What You Need To Know About Correlation
- Correlation is the relationship between two or more variables, which vary with the other in the same or the opposite direction. In other words, it determines the interconnection or a co-relationship between the variables.
- Correlation is a single statistic or data point.
- It finds out the degree of relationship between two variables and not the cause and effect relationship.
- Correlation between two variables can be expressed through a single point on a graph visually.
- It has limited application because it is confined only to linear relationship between the variables.
- The coefficient of correlation is a relative measure. The range of relationship lies between -1 and +1.
- In correlation, both variables x and y are random variables.
- In correlation, both the independent and dependent values have no difference.
- The objective of correlation is to find a numerical value expressing the relationship between variables.
- Correlation is used for testing and verifying the relationship between two variables and gives limited information.

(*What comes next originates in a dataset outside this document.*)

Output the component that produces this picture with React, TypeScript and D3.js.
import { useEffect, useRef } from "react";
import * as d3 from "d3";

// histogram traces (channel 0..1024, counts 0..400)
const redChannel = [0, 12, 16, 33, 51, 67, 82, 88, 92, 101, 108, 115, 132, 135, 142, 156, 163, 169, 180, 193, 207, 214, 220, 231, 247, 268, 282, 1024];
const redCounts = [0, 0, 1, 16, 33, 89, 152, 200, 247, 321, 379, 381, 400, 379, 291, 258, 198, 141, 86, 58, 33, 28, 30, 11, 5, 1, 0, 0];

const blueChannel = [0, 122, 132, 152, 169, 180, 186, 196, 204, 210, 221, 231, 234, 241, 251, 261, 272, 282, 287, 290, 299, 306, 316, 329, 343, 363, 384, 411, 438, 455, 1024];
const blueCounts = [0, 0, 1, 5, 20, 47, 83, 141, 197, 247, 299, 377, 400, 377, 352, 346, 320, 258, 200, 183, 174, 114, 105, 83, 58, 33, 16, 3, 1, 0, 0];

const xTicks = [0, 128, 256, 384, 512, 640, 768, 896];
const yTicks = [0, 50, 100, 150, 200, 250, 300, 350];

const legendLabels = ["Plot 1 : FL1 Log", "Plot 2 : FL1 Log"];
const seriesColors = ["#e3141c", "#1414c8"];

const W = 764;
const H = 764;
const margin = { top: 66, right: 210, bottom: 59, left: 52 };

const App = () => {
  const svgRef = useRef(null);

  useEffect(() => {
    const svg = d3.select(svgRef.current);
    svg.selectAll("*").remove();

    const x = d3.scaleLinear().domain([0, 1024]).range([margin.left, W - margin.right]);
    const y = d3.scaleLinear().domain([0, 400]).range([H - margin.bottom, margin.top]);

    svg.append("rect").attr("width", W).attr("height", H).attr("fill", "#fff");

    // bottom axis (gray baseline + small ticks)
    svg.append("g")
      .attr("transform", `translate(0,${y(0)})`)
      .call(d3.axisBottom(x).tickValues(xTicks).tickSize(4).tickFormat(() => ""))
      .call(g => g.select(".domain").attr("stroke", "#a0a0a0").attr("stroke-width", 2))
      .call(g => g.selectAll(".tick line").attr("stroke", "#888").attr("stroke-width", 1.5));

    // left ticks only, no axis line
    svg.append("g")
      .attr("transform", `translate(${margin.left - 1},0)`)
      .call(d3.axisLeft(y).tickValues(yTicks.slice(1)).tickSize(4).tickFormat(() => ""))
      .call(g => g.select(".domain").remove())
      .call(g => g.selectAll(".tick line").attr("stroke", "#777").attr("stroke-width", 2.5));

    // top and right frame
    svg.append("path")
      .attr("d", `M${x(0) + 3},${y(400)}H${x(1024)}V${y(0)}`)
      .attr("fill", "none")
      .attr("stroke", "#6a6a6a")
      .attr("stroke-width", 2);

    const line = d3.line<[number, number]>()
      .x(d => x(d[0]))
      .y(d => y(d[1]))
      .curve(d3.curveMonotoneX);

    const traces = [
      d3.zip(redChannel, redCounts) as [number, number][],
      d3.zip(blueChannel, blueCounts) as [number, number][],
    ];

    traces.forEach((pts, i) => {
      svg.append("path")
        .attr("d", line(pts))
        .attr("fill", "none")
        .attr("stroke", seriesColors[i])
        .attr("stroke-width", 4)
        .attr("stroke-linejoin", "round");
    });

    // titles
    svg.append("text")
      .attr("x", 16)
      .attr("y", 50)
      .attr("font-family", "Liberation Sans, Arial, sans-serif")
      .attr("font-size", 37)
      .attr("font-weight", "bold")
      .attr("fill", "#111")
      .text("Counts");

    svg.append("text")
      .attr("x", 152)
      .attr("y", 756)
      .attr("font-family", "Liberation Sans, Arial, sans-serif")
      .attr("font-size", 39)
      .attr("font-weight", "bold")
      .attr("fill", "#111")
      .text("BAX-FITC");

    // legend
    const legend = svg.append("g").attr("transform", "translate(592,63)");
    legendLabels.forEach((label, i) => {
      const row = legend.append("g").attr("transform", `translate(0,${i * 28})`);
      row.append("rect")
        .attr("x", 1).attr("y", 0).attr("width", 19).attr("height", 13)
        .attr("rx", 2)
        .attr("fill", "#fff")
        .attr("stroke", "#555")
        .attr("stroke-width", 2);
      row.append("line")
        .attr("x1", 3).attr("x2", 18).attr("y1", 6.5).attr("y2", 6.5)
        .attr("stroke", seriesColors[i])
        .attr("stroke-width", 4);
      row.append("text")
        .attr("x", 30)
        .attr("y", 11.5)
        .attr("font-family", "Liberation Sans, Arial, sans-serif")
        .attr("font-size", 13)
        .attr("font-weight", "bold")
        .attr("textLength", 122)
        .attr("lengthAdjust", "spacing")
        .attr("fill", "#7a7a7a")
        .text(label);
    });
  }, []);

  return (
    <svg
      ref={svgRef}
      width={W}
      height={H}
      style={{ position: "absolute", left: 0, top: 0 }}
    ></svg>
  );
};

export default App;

- Its coefficient serves to be independent of any change of Scale or shift in Origin.
- Its coefficient is mutual and symmetrical.
What Is Regression?
Regression is a set of statistical methods used for the estimation of relationship between a dependent variable (usually denoted as Y) and one or more independent variables (usually denoted as X). It can be utilized to assess the strength of the relationship between variables and for modeling the future relationship between them.
Regression includes several variations such as linear, multiple linear and nonlinear. Most common models are simple linear and multiple linear. Non-linear regression is commonly used for more complicated data sets in which the dependent and independent variables show a nonlinear relationship. Regression as a statistical method, finds application in finance, investing and other disciplines that attempts to determine the strength and character of the relationship between one dependent variable and a series of other variables.

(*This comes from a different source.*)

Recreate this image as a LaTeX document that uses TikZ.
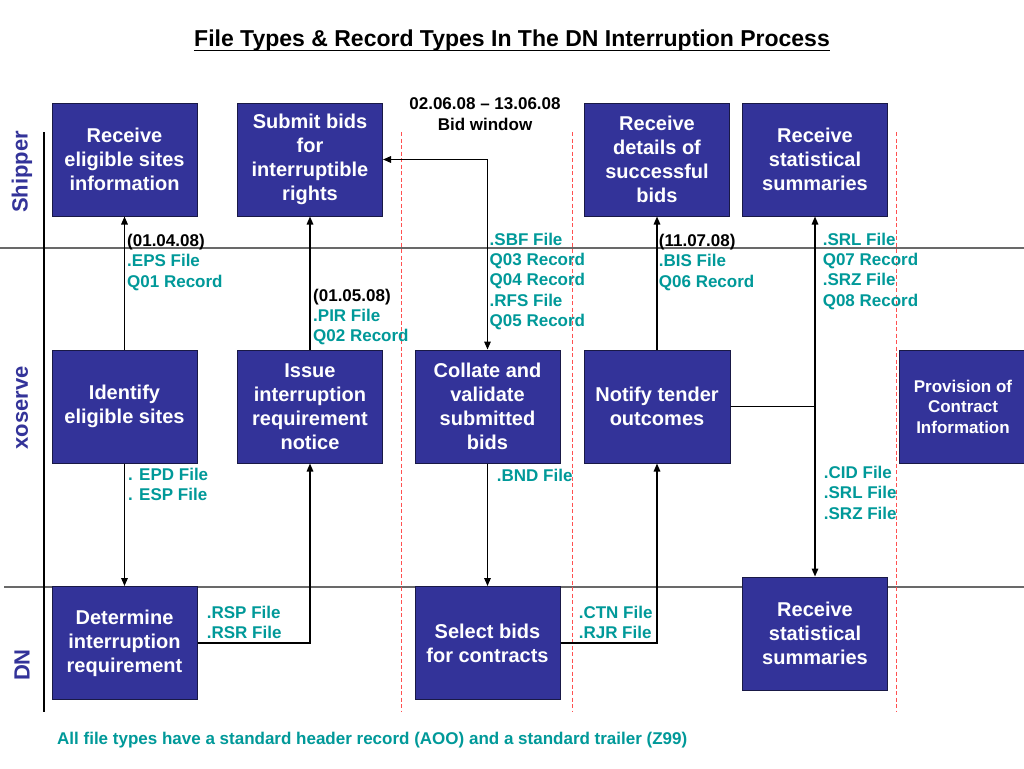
\documentclass[tikz,border=0pt]{standalone}
\usepackage{fontspec}
\setmainfont{Liberation Sans}
\usetikzlibrary{arrows.meta}
\definecolor{boxblue}{RGB}{51,51,153}
\definecolor{boxedge}{RGB}{25,25,70}
\definecolor{tealtxt}{RGB}{0,153,153}
\definecolor{lanegrey}{RGB}{105,105,105}
\definecolor{dashred}{RGB}{255,80,80}
\begin{document}
\begin{tikzpicture}[x=1pt,y=-1pt,
  procbox/.style={draw=boxedge, line width=1pt, fill=boxblue, text=white,
    font=\fontsize{20}{24}\selectfont\bfseries, align=center,
    minimum width=145pt, minimum height=113pt, inner sep=0pt},
  smallbox/.style={procbox, font=\fontsize{17}{20.5}\selectfont\bfseries},
  lbl/.style={text=tealtxt, font=\fontsize{17}{20.3}\selectfont\bfseries,
    align=left, anchor=north west, inner sep=0pt},
  lanelbl/.style={text=boxblue, font=\fontsize{22}{26}\selectfont\bfseries,
    rotate=90, inner sep=0pt},
  conn/.style={line width=1.5pt, -{Triangle[length=8pt,width=6.5pt]}},
  connboth/.style={line width=1.5pt, {Triangle[length=8pt,width=6.5pt]}-{Triangle[length=8pt,width=6.5pt]}},
  laneline/.style={draw=lanegrey, line width=1.5pt},
  phaseline/.style={draw=dashred, line width=1pt, dash pattern=on 4pt off 2.5pt}
]
\useasboundingbox (0,0) rectangle (1024,768);
\fill[white] (0,0) rectangle (1024,768);

% title
\node[font=\fontsize{23}{27}\selectfont\bfseries, inner sep=0pt, anchor=base] (title) at (512,46.7)
  {File Types \& Record Types In The DN Interruption Process};
\draw[line width=1.8pt] ([yshift=-3.9pt]title.base west) -- ([yshift=-3.9pt]title.base east);

% lanes
\draw[laneline] (0,248) -- (1024,248);
\draw[laneline] (4,587) -- (1024,587);
\draw[line width=1.4pt] (44,132) -- (44,712);
\draw[phaseline] (401,132) -- (401,712);
\draw[phaseline] (572,132) -- (572,712);
\draw[phaseline] (896,132) -- (896,712);

\node[lanelbl] (lship) at (22,172) {Shipper};
\node[lanelbl] (lxo) at (22,408) {xoserve};
\node[lanelbl] (ldn) at (22,665) {DN};

% bid window
\node[font=\fontsize{17}{21}\selectfont\bfseries, align=center, inner sep=0pt] (bidwin) at (485,114.5)
  {02.06.08 -- 13.06.08\\Bid window};

% boxes
\node[procbox] (recv) at (124.5,159.5) {Receive\\eligible sites\\information};
\node[procbox] (sub) at (310,159.5) {Submit bids\\for\\interruptible\\rights};
\node[procbox] (succ) at (657,159.5) {Receive\\details of\\successful\\bids};
\node[procbox] (stattop) at (815,159.5) {Receive\\statistical\\summaries};

\node[procbox] (ident) at (124.5,406.5) {Identify\\eligible sites};
\node[procbox] (issue) at (310,406.5) {Issue\\interruption\\requirement\\notice};
\node[procbox] (coll) at (487.5,406.5) {Collate and\\validate\\submitted\\bids};
\node[procbox, minimum width=146pt] (notify) at (657,406.5) {Notify tender\\outcomes};
\node[smallbox, minimum width=128pt] (prov) at (963,406.5) {Provision of\\Contract\\Information};

\node[procbox] (det) at (124.5,643) {Determine\\interruption\\requirement};
\node[procbox] (sel) at (487.5,643) {Select bids\\for contracts};
\node[procbox] (statbot) at (815,633.5) {Receive\\statistical\\summaries};

% connectors
\draw[conn] (ident.north) -- (recv.south);
\draw[conn] (issue.north) -- (sub.south);
\draw[connboth] (sub.east) -| (coll.north);
\draw[conn] (notify.north) -- (succ.south);
\draw[conn] (notify.east) -| (stattop.south);
\draw[conn] (notify.east) -| (statbot.north);
\draw[conn] (ident.south) -- (det.north);
\draw[conn] (det.east) -| (issue.south);
\draw[conn] (coll.south) -- (sel.north);
\draw[conn] (sel.east) -| (notify.south);

% labels
\node[lbl] (leps) at (127,234) {\textcolor{black}{(01.04.08)}\\.EPS File\\Q01 Record};
\node[lbl] (lpir) at (313,288.8) {\textcolor{black}{(01.05.08)}\\.PIR File\\Q02 Record};
\node[lbl] (lsbf) at (489.5,232.8) {.SBF File\\Q03 Record\\Q04 Record\\.RFS File\\Q05 Record};
\node[lbl] (lbis) at (658.7,234) {\textcolor{black}{(11.07.08)}\\.BIS File\\Q06 Record};
\node[lbl] (lsrl) at (822.6,232.8) {.SRL File\\Q07 Record\\.SRZ File\\Q08 Record};
\node[lbl] (lepd) at (128,468.1) {. EPD File\\. ESP File};
\node[lbl] (lbnd) at (496.7,468.5) {.BND File};
\node[lbl] (lcid) at (823.7,466.1) {.CID File\\.SRL File\\.SRZ File};
\node[lbl] (lrsp) at (206.7,605.5) {.RSP File\\.RSR File};
\node[lbl] (lctn) at (578.6,605.5) {.CTN File\\.RJR File};

\node[lbl, anchor=west, font=\fontsize{17}{20}\selectfont\bfseries] (foot) at (57,740)
  {All file types have a standard header record (AOO) and a standard trailer (Z99)};
\end{tikzpicture}
\end{document}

What You Need To Know About Regression
- Regression means going back and it is a mathematical measure showing the average relationship between two variables. In other words, it explains how an independent variable is numerically associated with the dependent variable.
- Regression is the entire equation with all of the data points that are represented with a line.
- It indicates the cause and effect relationship between the variables and establishes functional relationship.
- A line or a curve is fitted to the given data and the line or the curve is extrapolated to predict the data and make sure the line or the curve fits the data on the graph.
- It has wider application as it studies linear and nonlinear relationship between the variables.
- Regression coefficient is an absolute figure. If we know the value of independent variable, we can find the value of the dependent variable.
- In regression, x is a random variable while y is a fixed variable. At times, both variables may be like random variables.
- In regression, both the dependent and independent variable are different.
- The objective of regression is to estimate values of random variable on the basis of the values of fixed variable.
- Other than verifying relation between two variables, Regression is used to fit the best line and estimate or predict one variable on the basis of another (predict one value, in relation to the other given value).
- Its coefficient shows dependency on the change of Scale but is independent of its shift in origin.
- Its coefficient is not symmetrical.
Also Read: Difference Between Logistic And Linear Regression
Difference Between Correlation And Regression In Tabular Form
BASIS OF COMPARISON | CORRELATION | REGRESSION |
Description | Correlation is the relationship between two or more variables, which vary with the other in the same or the opposite direction. | Regression means going back and it is a mathematical measure showing the average relationship between two variables. |
Nature | Correlation is a single statistic or data point. | Regression is the entire equation with all of the data points that are represented with a line. |
Cause-Effect Relationship | It finds out the degree of relationship between two variables and not the cause and effect relationship. | It indicates the cause and effect relationship between the variables and establishes functional relationship. |
Expression | Correlation between two variables can be expressed through a single point on a graph visually. | A line or a curve is fitted to the given data and the line or the curve is extrapolated to predict the data and make sure the line or the curve fits the data on the graph. |
Application | It has limited application because it is confined only to linear relationship between the variables. | It has wider application as it studies linear and nonlinear relationship between the variables. |
Coefficient | The coefficient of correlation is a relative measure. The range of relationship lies between -1 and +1. | Regression coefficient is an absolute figure. If we know the value of independent variable, we can find the value of the dependent variable. |
Variable | In correlation, both variables x and y are random variables. | In regression, x is a random variable while y is a fixed variable. At times, both variables may be like random variables. |
Difference In Variables | In correlation, both the independent and dependent values have no difference. | In regression, both the dependent and independent variable are different. |
Objective | The objective of correlation is to find a numerical value expressing the relationship between variables. | The objective of regression is to estimate values of random variable on the basis of the values of fixed variable. |
Use | Correlation is used for testing and verifying the relationship between two variables and gives limited information. | Other than verifying relation between two variables, Regression is used to fit the best line and estimate or predict one variable on the basis of another. |
Change Of Scale | Its coefficient serves to be independent of any change of Scale or shift in Origin. | Its coefficient shows dependency on the change of Scale but is independent of its shift in origin. |
Coefficient Symmetry | Its coefficient is mutual and symmetrical. | Its coefficient is not symmetrical. |
Similarities Between Correlation And Regression
- Both are used to quantify the direction and strength of the relationship between two numeric variables.
- When the correlation is negative, the regression slope (line within the graph) will be negative.
- When the correlation is positive, the regression slope (line within the graph) will be positive.
Advantage of Correlation
- Correlation is a more concise (single value) summary of the relationship between two variables than regression. In result, many pairwise correlations can be viewed together at the same time in one graph.
Advantage Of Regression
- Regression provides a more detailed analysis which includes an equation which can be used for prediction and/or optimization.